• EXERCISE DIRECTIONS: Retype the entries, please, from their first line to the line containing "residential = [5.25, 5.70, 6.27, 7.01, 7.54, 8.07]", exactly and only those lines, minus the pictures.

═════ RECORDS TO USE

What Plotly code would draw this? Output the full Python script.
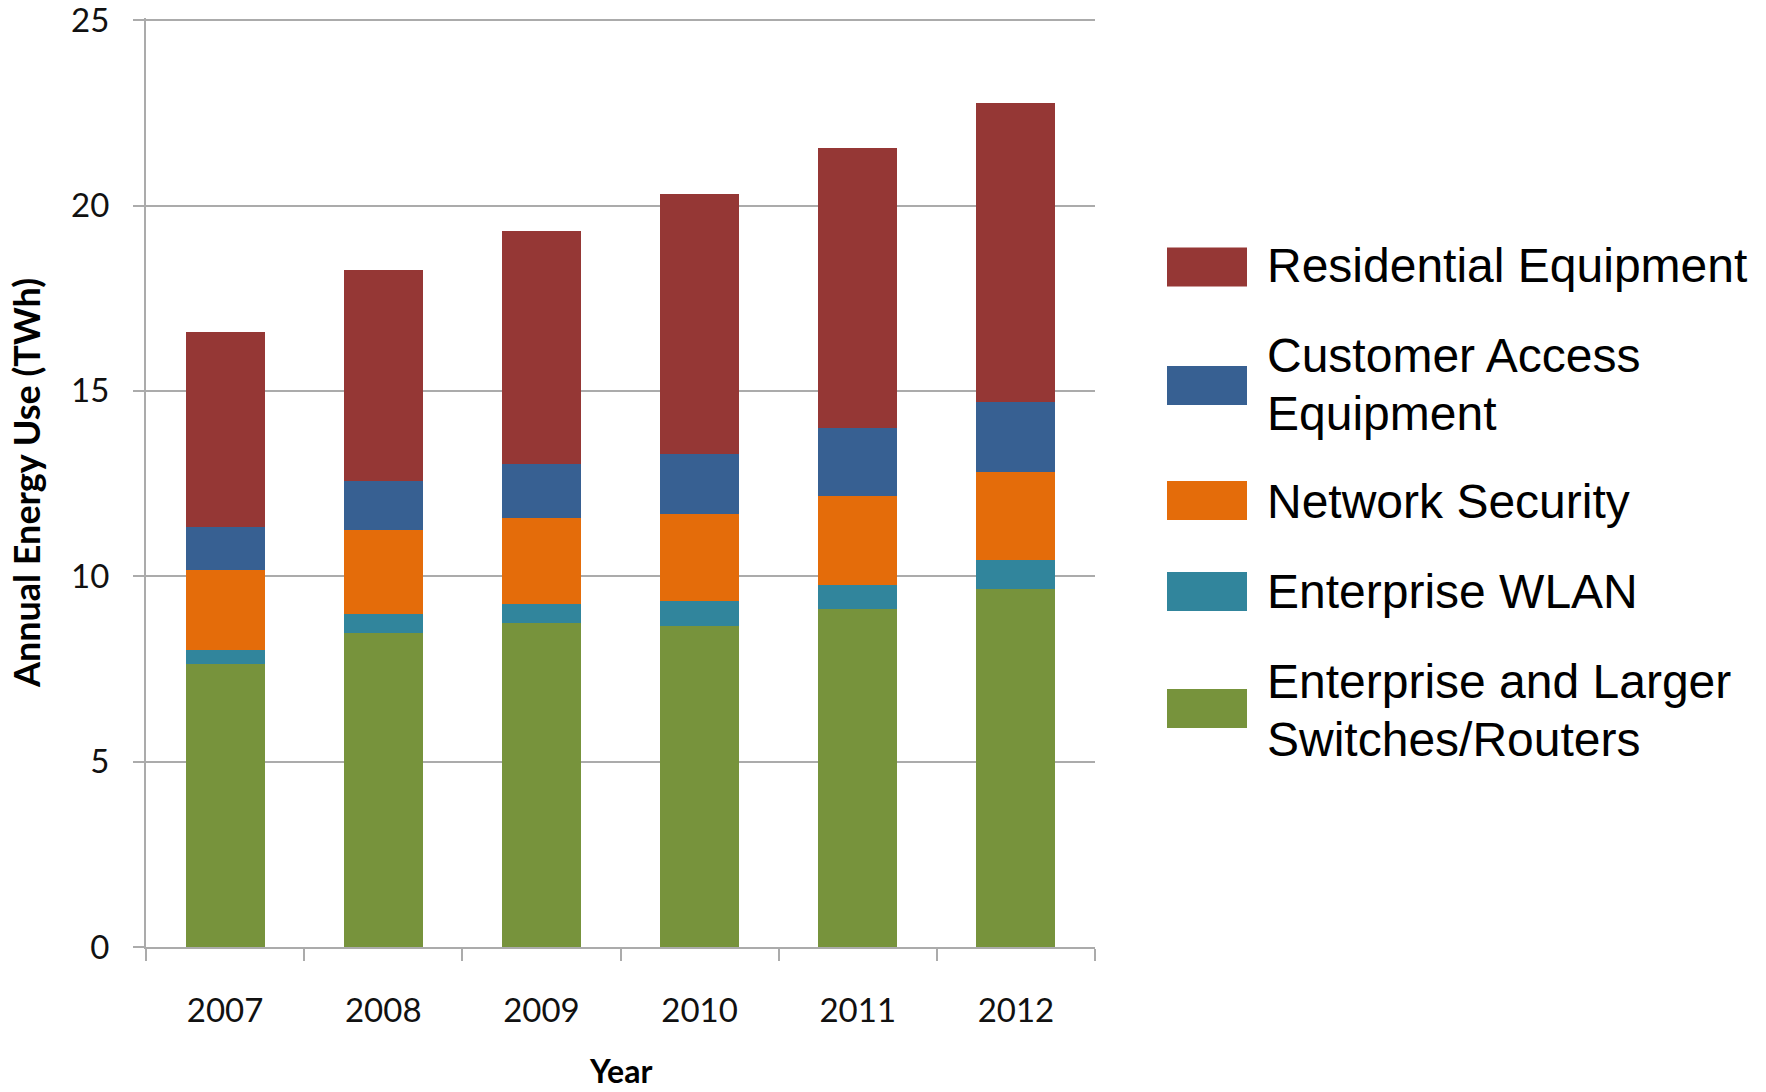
import plotly.graph_objects as go

years = ["2007", "2008", "2009", "2010", "2011", "2012"]
switches_routers = [7.63, 8.47, 8.73, 8.66, 9.13, 9.66]
enterprise_wlan = [0.39, 0.51, 0.52, 0.67, 0.64, 0.77]
network_security = [2.15, 2.27, 2.33, 2.35, 2.40, 2.38]
customer_access = [1.17, 1.31, 1.46, 1.62, 1.84, 1.89]
residential = [5.25, 5.70, 6.27, 7.01, 7.54, 8.07]

series_names = ["Enterprise and Larger Switches/Routers", "Enterprise WLAN",
                "Network Security", "Customer Access Equipment", "Residential Equipment"]
series_values = [switches_routers, enterprise_wlan, network_security, customer_access, residential]
series_colors = ["#77933C", "#31859C", "#E46C0A", "#376092", "#953735"]

y_ticks = [0, 5, 10, 15, 20, 25]
x_title = "Year"
y_title = "Annual Energy Use (TWh)"

# legend (top to bottom), with line breaks as in the reference
legend_lines = [
    ["Residential Equipment"],
    ["Customer Access", "Equipment"],
    ["Network Security"],
    ["Enterprise WLAN"],
    ["Enterprise and Larger", "Switches/Routers"],
]
legend_colors = ["#953735", "#376092", "#E46C0A", "#31859C", "#77933C"]

W, H = 1766, 1092
L, R, T, B = 146, 1095, 18, 947  # plot area in pixels

fig = go.Figure()
for name, vals, col in zip(series_names, series_values, series_colors):
    fig.add_trace(go.Bar(x=years, y=vals, name=name, marker=dict(color=col, line=dict(width=0)),
                         showlegend=False))

def px_x(p):
    return (p - L) / (R - L)

def px_y(p):
    return (B - p) / (B - T)

# custom legend
swatch_centers = [267, 385.5, 500.5, 591.5, 708.5]
line_centers = [[265], [355, 413], [501], [591], [681, 739]]
shapes = []
annotations = []
for lines, col, sc, lc in zip(legend_lines, legend_colors, swatch_centers, line_centers):
    shapes.append(dict(type="rect", xref="paper", yref="paper",
                       x0=px_x(1167), x1=px_x(1247), y0=px_y(sc + 19.5), y1=px_y(sc - 19.5),
                       fillcolor=col, line=dict(width=0)))
    for txt, yc in zip(lines, lc):
        annotations.append(dict(text=txt, xref="paper", yref="paper", x=px_x(1265), y=px_y(yc),
                                xanchor="left", yanchor="middle", showarrow=False,
                                font=dict(family="Liberation Sans, Arial", size=48, color="black")))

# x-axis title
annotations.append(dict(text="<b>%s</b>" % x_title, xref="paper", yref="paper", x=0.5, y=px_y(1091),
                        xanchor="center", yanchor="bottom", showarrow=False, borderpad=0,
                        font=dict(family="Lato", size=32, color="black")))

grid_col = "#ababab"
fig.update_layout(
    width=W, height=H,
    margin=dict(l=L, r=W - R, t=T, b=H - B, pad=0, autoexpand=False),
    barmode="stack", bargap=0.5,
    plot_bgcolor="white", paper_bgcolor="white",
    font=dict(family="Lato, Open Sans, sans-serif", color="black"),
    shapes=shapes, annotations=annotations,
    xaxis=dict(
        type="category", showline=True, linecolor=grid_col, linewidth=2, automargin=False,
        ticks="outside", tickson="boundaries", ticklen=12, tickcolor=grid_col, tickwidth=2,
        tickfont=dict(size=33, family="Lato", color="#111111"), ticklabelstandoff=33,
        showgrid=False,
    ),
    yaxis=dict(
        range=[0, 25.06], tickvals=y_ticks, showline=True, linecolor=grid_col, linewidth=2,
        automargin=False, ticklabeloverflow="allow",
        ticks="outside", ticklen=11, tickcolor=grid_col, tickwidth=2,
        showgrid=True, gridcolor=grid_col, gridwidth=2, zeroline=False,
        tickfont=dict(size=33, family="Lato", color="#111111"), ticklabelstandoff=17,
        title=dict(text="<b>%s</b>" % y_title, font=dict(size=36, family="Lato"), standoff=20),
    ),
)

fig.write_html("out.html")
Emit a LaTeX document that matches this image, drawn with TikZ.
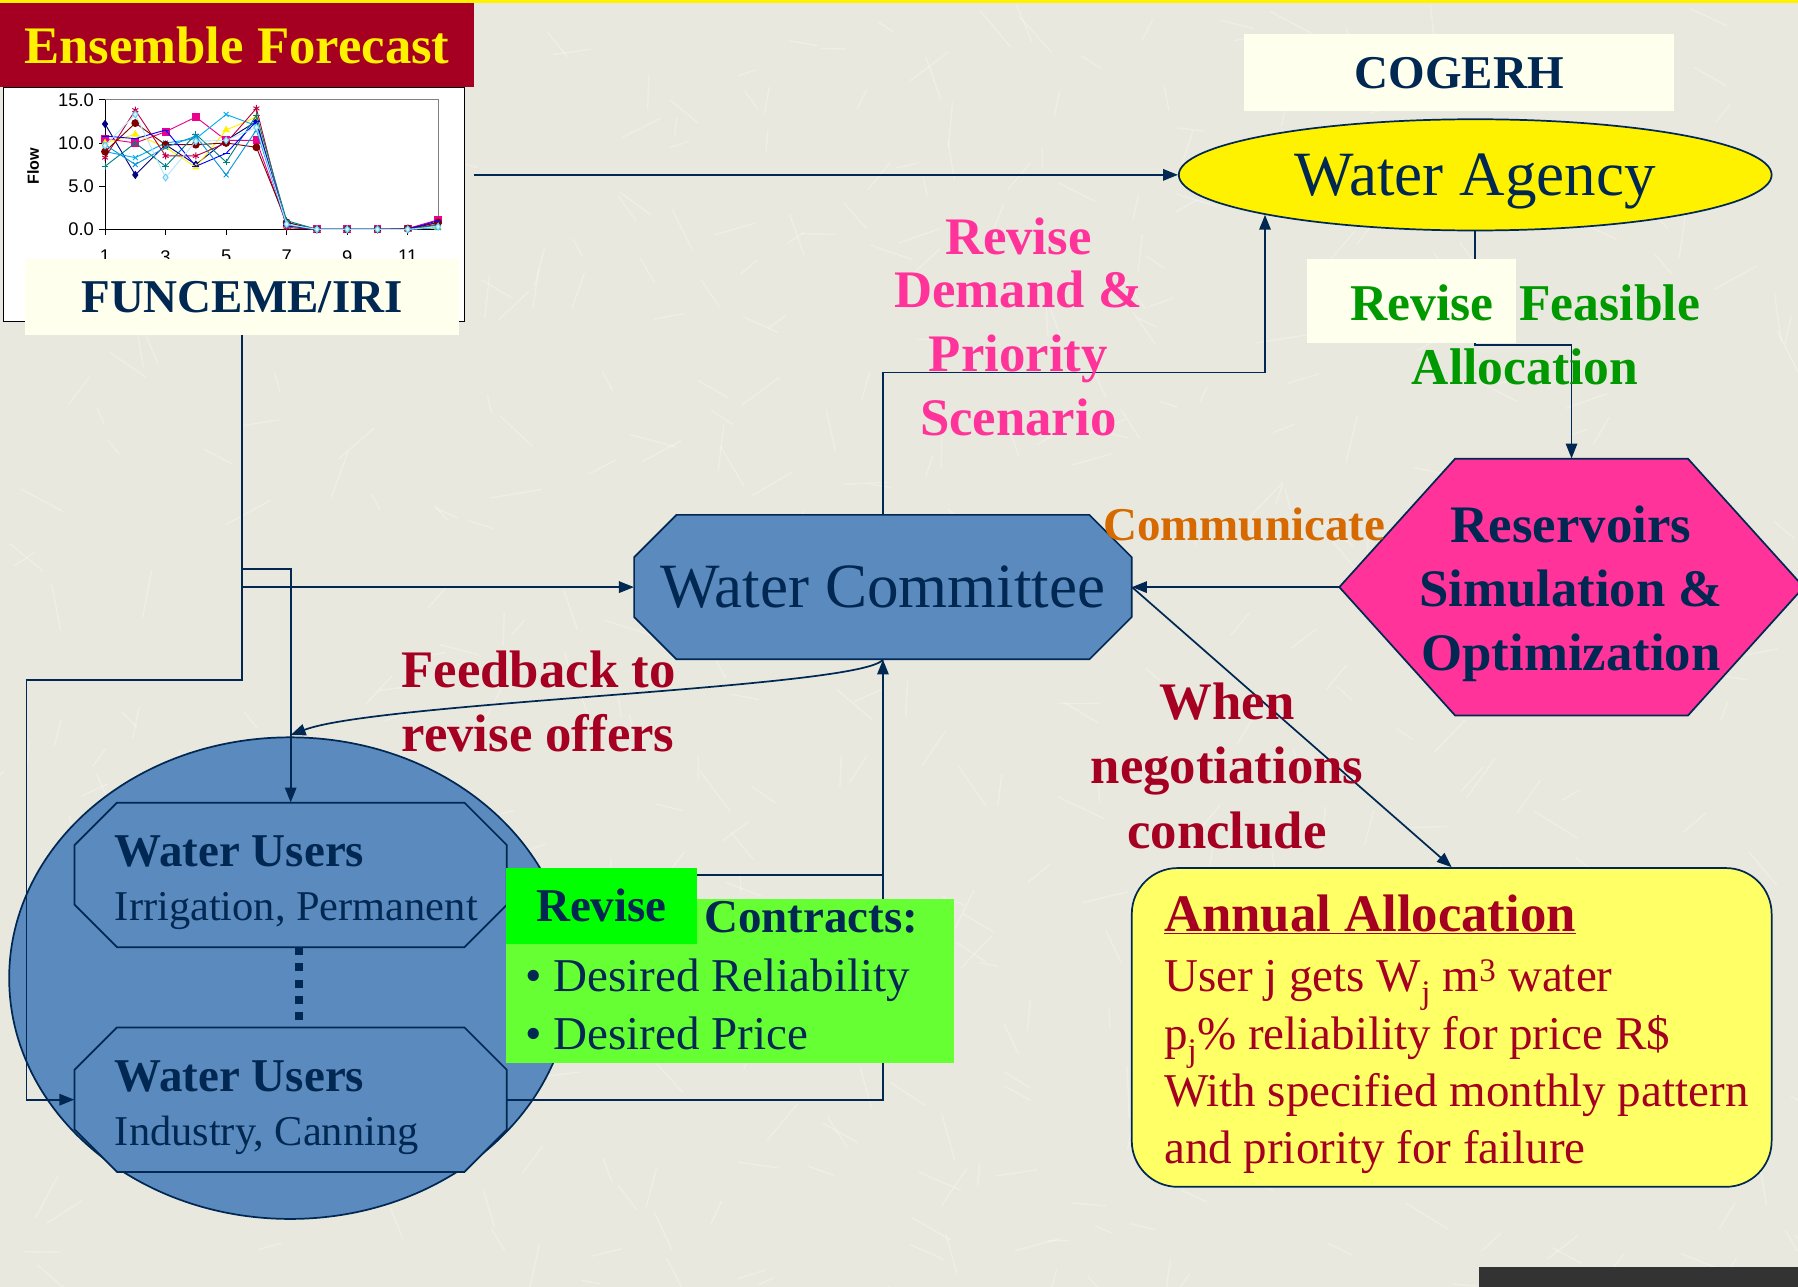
\documentclass[tikz,border=0pt]{standalone}
\usepackage{fontspec}
\setmainfont{Liberation Serif}
\setsansfont{Liberation Sans}
\usetikzlibrary{arrows.meta,shapes.geometric,plotmarks}

\definecolor{navy}{RGB}{0,40,82}
\definecolor{maroon}{RGB}{165,0,33}
\definecolor{steel}{RGB}{90,138,190}
\definecolor{hotpink}{RGB}{255,51,153}
\definecolor{cream}{RGB}{255,255,238}
\definecolor{leaf}{RGB}{0,153,0}
\definecolor{revisegreen}{RGB}{0,255,0}
\definecolor{contractgreen}{RGB}{102,255,51}
\definecolor{paleyellow}{RGB}{255,255,102}
\definecolor{amber}{RGB}{214,106,0}
\definecolor{canvas}{RGB}{232,232,222}
\definecolor{slate}{RGB}{51,51,51}

\begin{document}
\begin{tikzpicture}[x=1pt, y=-1pt, every node/.style={inner sep=0pt},
    link/.style={draw=navy, line width=1.5pt},
    arr/.style={link, -{Triangle[length=13pt,width=10pt]}},
    shapefill/.style={fill=#1, draw=navy, line width=1.5pt},
    headtext/.style={font=\fontsize{46}{56}\selectfont\bfseries},
    plaintext/.style={font=\fontsize{41}{50}\selectfont},
    axislabel/.style={font=\sffamily\fontsize{16}{18}\selectfont},
    ser/.style={line width=0.8pt, mark size=3pt}]

  % Canvas
  \useasboundingbox (0,0) rectangle (1568,1122);
  \fill[canvas] (0,0) rectangle (1568,1122);
  \pgfmathsetseed{7}
  \foreach \i in {1,...,500} {
    \pgfmathsetmacro\sx{rnd*1568}
    \pgfmathsetmacro\sy{rnd*1122}
    \pgfmathsetmacro\sa{rnd*180}
    \pgfmathsetmacro\sl{15+rnd*30}
    \draw[white, opacity=0.3, line width=1.2pt] (\sx,\sy) -- ++(\sa:\sl);
  }
  \fill[yellow] (0,0) rectangle (1568,3);
  \fill[slate] (1290,1105) rectangle (1568,1122);

  % Ensemble forecast chart
  \node[fill=white, draw=black, line width=1pt, minimum width=402pt, minimum height=204pt] (chart) at (204,178) {};
  \begin{scope}[shift={(65.2,200)}, x=26.4pt, y=7.533pt]
    \draw[gray, line width=0.8pt] (1,15) -- (12,15) -- (12,0);
    \draw[line width=0.8pt] (1,15) -- (1,0) -- (12,0);
    \foreach \v in {0,5,10,15} {
      \draw[line width=0.8pt] (1,\v) -- ++(-5pt,0);
      \node[axislabel, anchor=east] at (0.64,\v) {\v.0};
    }
    \foreach \m in {1,3,...,11} {
      \draw[line width=0.8pt] (\m,0) -- ++(0,-5pt);
      \node[axislabel, anchor=north] at ([yshift=-18pt]\m,0) {\m};
    }
    \draw[ser, color=blue!50!black, mark=diamond*] plot coordinates {(1,12.2) (2,6.3) (3,9.8) (4,7.5) (5,10.3) (6,12.5) (7,0.3) (8,0) (9,0) (10,0) (11,0) (12,0.8)};
    \draw[ser, color=magenta, mark=square*] plot coordinates {(1,10.5) (2,10.0) (3,11.3) (4,13.0) (5,10.3) (6,10.3) (7,0.5) (8,0) (9,0) (10,0) (11,0.1) (12,1.1)};
    \draw[ser, color=yellow, mark=triangle*] plot coordinates {(1,10.0) (2,11.0) (3,9.5) (4,7.2) (5,11.5) (6,13.0) (7,0.3) (8,0) (9,0) (10,0) (11,0) (12,0.2)};
    \draw[ser, color=cyan, mark=x] plot coordinates {(1,9.0) (2,8.3) (3,10.0) (4,10.5) (5,13.3) (6,12.0) (7,0.8) (8,0) (9,0) (10,0) (11,0) (12,0.3)};
    \draw[ser, color=purple, mark=asterisk] plot coordinates {(1,8.3) (2,13.8) (3,8.5) (4,8.5) (5,10.0) (6,14.0) (7,0.2) (8,0) (9,0) (10,0) (11,0) (12,0.6)};
    \draw[ser, color=red!50!black, mark=*] plot coordinates {(1,9.0) (2,12.3) (3,9.8) (4,9.8) (5,10.0) (6,9.5) (7,0.8) (8,0) (9,0) (10,0) (11,0.1) (12,0.8)};
    \draw[ser, color=teal, mark=+] plot coordinates {(1,7.3) (2,10.0) (3,7.3) (4,11.0) (5,7.8) (6,13.2) (7,1.0) (8,0) (9,0) (10,0) (11,0) (12,0.5)};
    \draw[ser, color=blue, mark=-] plot coordinates {(1,10.8) (2,10.5) (3,11.5) (4,7.3) (5,8.8) (6,12.5) (7,0.4) (8,0) (9,0) (10,0) (11,0) (12,1.0)};
    \draw[ser, color=cyan!80!blue, mark=x] plot coordinates {(1,9.8) (2,7.5) (3,9.5) (4,10.8) (5,6.3) (6,11.5) (7,0.5) (8,0) (9,0) (10,0) (11,0) (12,0.2)};
    \draw[ser, color=cyan!30, mark=diamond*, mark options={fill=cyan!15, draw=cyan!60}] plot coordinates {(1,9.7) (2,13.3) (3,6.0) (4,10.2) (5,10.3) (6,11.8) (7,0.6) (8,0) (9,0) (10,0) (11,0) (12,0.3)};
  \end{scope}
  \node[font=\sffamily\bfseries\fontsize{14}{16}\selectfont, rotate=90] (flow) at (29,145) {Flow};
  \node[fill=maroon, text=yellow, headtext, minimum width=413pt, minimum height=73pt] (ensemble) at (206.5,39.5) {Ensemble Forecast};
  \node[fill=cream, text=navy, font=\fontsize{41}{50}\selectfont\bfseries, minimum width=378pt, minimum height=66pt] (funceme) at (211,259) {FUNCEME/IRI};

  % Water Agency
  \node[fill=cream, text=navy, font=\fontsize{41}{50}\selectfont\bfseries, minimum width=375pt, minimum height=67pt] (cogerh) at (1272.5,63.5) {COGERH};
  \node[ellipse, shapefill=yellow, text=navy, font=\fontsize{55}{66}\selectfont, text depth=0pt, minimum width=517pt, minimum height=97pt] (agency) at (1286.5,152.5) {Water Agency};

  % Water Users
  \node[ellipse, shapefill=steel, minimum width=490pt, minimum height=420pt] (usersgroup) at (253,853) {};
  \foreach \t in {700,896}
    \filldraw[shapefill=steel] (102,\t) -- ++(303,0) -- ++(37,37) -- ++(0,52) -- ++(-37,37) -- ++(-303,0) -- ++(-37,-37) -- ++(0,-52) -- cycle;
  \node[minimum width=377pt, minimum height=126pt] (users1) at (253.5,763) {};
  \node[minimum width=377pt, minimum height=126pt] (users2) at (253.5,959) {};
  \draw[navy, line width=7pt, dash pattern=on 7pt off 7pt] ([xshift=7.5pt]users1.south) -- ++(0,63);

  % Water Committee
  \filldraw[shapefill=steel] (590,449) -- (950,449) -- (987,486) -- (987,538) -- (950,575) -- (590,575) -- (553,538) -- (553,486) -- cycle;
  \node[text=navy, font=\fontsize{55}{66}\selectfont, minimum width=434pt, minimum height=126pt] (committee) at (770,512) {Water Committee};

  % Reservoirs
  \filldraw[shapefill=hotpink] (1168,512) -- (1269,400) -- (1472,400) -- (1573,512) -- (1472,624) -- (1269,624) -- cycle;
  \node[minimum width=405pt, minimum height=224pt] (reservoir) at (1370.5,512) {};

  % Annual allocation
  \node[rectangle, rounded corners=40pt, shapefill=paleyellow, minimum width=558pt, minimum height=278pt] (annual) at (1266,896) {};

  % Connectors
  \draw[arr] (ensemble.east |- agency.west) -- (agency.west);
  \draw[arr] (funceme.south) -- (funceme.south |- 0,593) -- (23,593) |- (users2.west);
  \draw[arr] (funceme.south |- committee.west) -- (committee.west);
  \draw[arr] (funceme.south |- 0,496) -| (users1.north);
  \coordinate (fbtip) at (users1.north |- 0,641);
  \draw[arr] (committee.south) .. controls (752,600) and (330,612) .. (fbtip);
  \draw[link] (users1.east) -- (users1.east -| committee.south);
  \draw[arr] (users2.east) -| (committee.south);
  \draw[arr] (committee.north) -- ++(0,-124) -| (agency.south west);
  \draw[arr] (agency.south) -- ++(0,99) -| (reservoir.north);
  \draw[arr] (reservoir.west) -- (committee.east);
  \draw[arr] (committee.east) -- (annual.north);

  % Boxes over the lines
  \node[fill=cream, minimum width=182pt, minimum height=73pt] (revisebg) at (1231,262.5) {};
  \node[fill=contractgreen, minimum width=391pt, minimum height=143pt] (contracts) at (636.5,855.5) {};
  \node[fill=revisegreen, text=navy, font=\fontsize{41}{50}\selectfont\bfseries, minimum width=167pt, minimum height=66pt] (revise) at (524.5,790) {Revise};

  % Labels
  \node[text=navy, font=\fontsize{41}{50}\selectfont\bfseries, anchor=west] (contractstxt) at (614,800) {Contracts:};
  \node[plaintext, text=navy, align=left, anchor=west] (wishes) at (458,876) {\textbullet\ Desired Reliability\\\textbullet\ Desired Price};
  \node[font=\fontsize{37}{47}\selectfont, text=navy, align=left, anchor=west] (users1txt) at (100,770) {{\fontsize{41}{47}\selectfont\bfseries Water Users}\\Irrigation, Permanent};
  \node[font=\fontsize{37}{47}\selectfont, text=navy, align=left, anchor=west] (users2txt) at (100,966) {{\fontsize{41}{47}\selectfont\bfseries Water Users}\\Industry, Canning};
  \node[headtext, text=navy, align=center] (reservoirtxt) at (1370,518) {Reservoirs\\Simulation \&\\Optimization};
  \node[headtext, text=hotpink, align=center] (revdemand) at (888,285) {Revise\\[-10pt]Demand \&\\Priority\\Scenario};
  \node[font=\fontsize{45}{56}\selectfont\bfseries, text=leaf, align=center] (feasible) at (1330,292) {Revise\ \ Feasible\\Allocation};
  \node[font=\fontsize{41}{50}\selectfont\bfseries, text=amber] (communicate) at (1085,457) {Communicate};
  \node[headtext, text=maroon, align=left, anchor=west] (feedback) at (350,612) {Feedback to\\revise offers};
  \node[headtext, text=maroon, align=center] (conclude) at (1070,668) {When\\negotiations\\conclude};
  \node[plaintext, text=maroon, align=left, anchor=west] (annualtxt) at (1015,902)
    {{\fontsize{46}{50}\selectfont\bfseries\underline{Annual Allocation}}\\[3pt]
     User j gets W\textsubscript{j} m\textsuperscript{3} water\\
     p\textsubscript{j}\% reliability for price R\$\\
     With specified monthly pattern\\
     and priority for failure};

\end{tikzpicture}
\end{document}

══════════

• WRITTEN SOLUTION:
What Plotly code would draw this? Output the full Python script.
import plotly.graph_objects as go

years = ["2007", "2008", "2009", "2010", "2011", "2012"]
switches_routers = [7.63, 8.47, 8.73, 8.66, 9.13, 9.66]
enterprise_wlan = [0.39, 0.51, 0.52, 0.67, 0.64, 0.77]
network_security = [2.15, 2.27, 2.33, 2.35, 2.40, 2.38]
customer_access = [1.17, 1.31, 1.46, 1.62, 1.84, 1.89]
residential = [5.25, 5.70, 6.27, 7.01, 7.54, 8.07]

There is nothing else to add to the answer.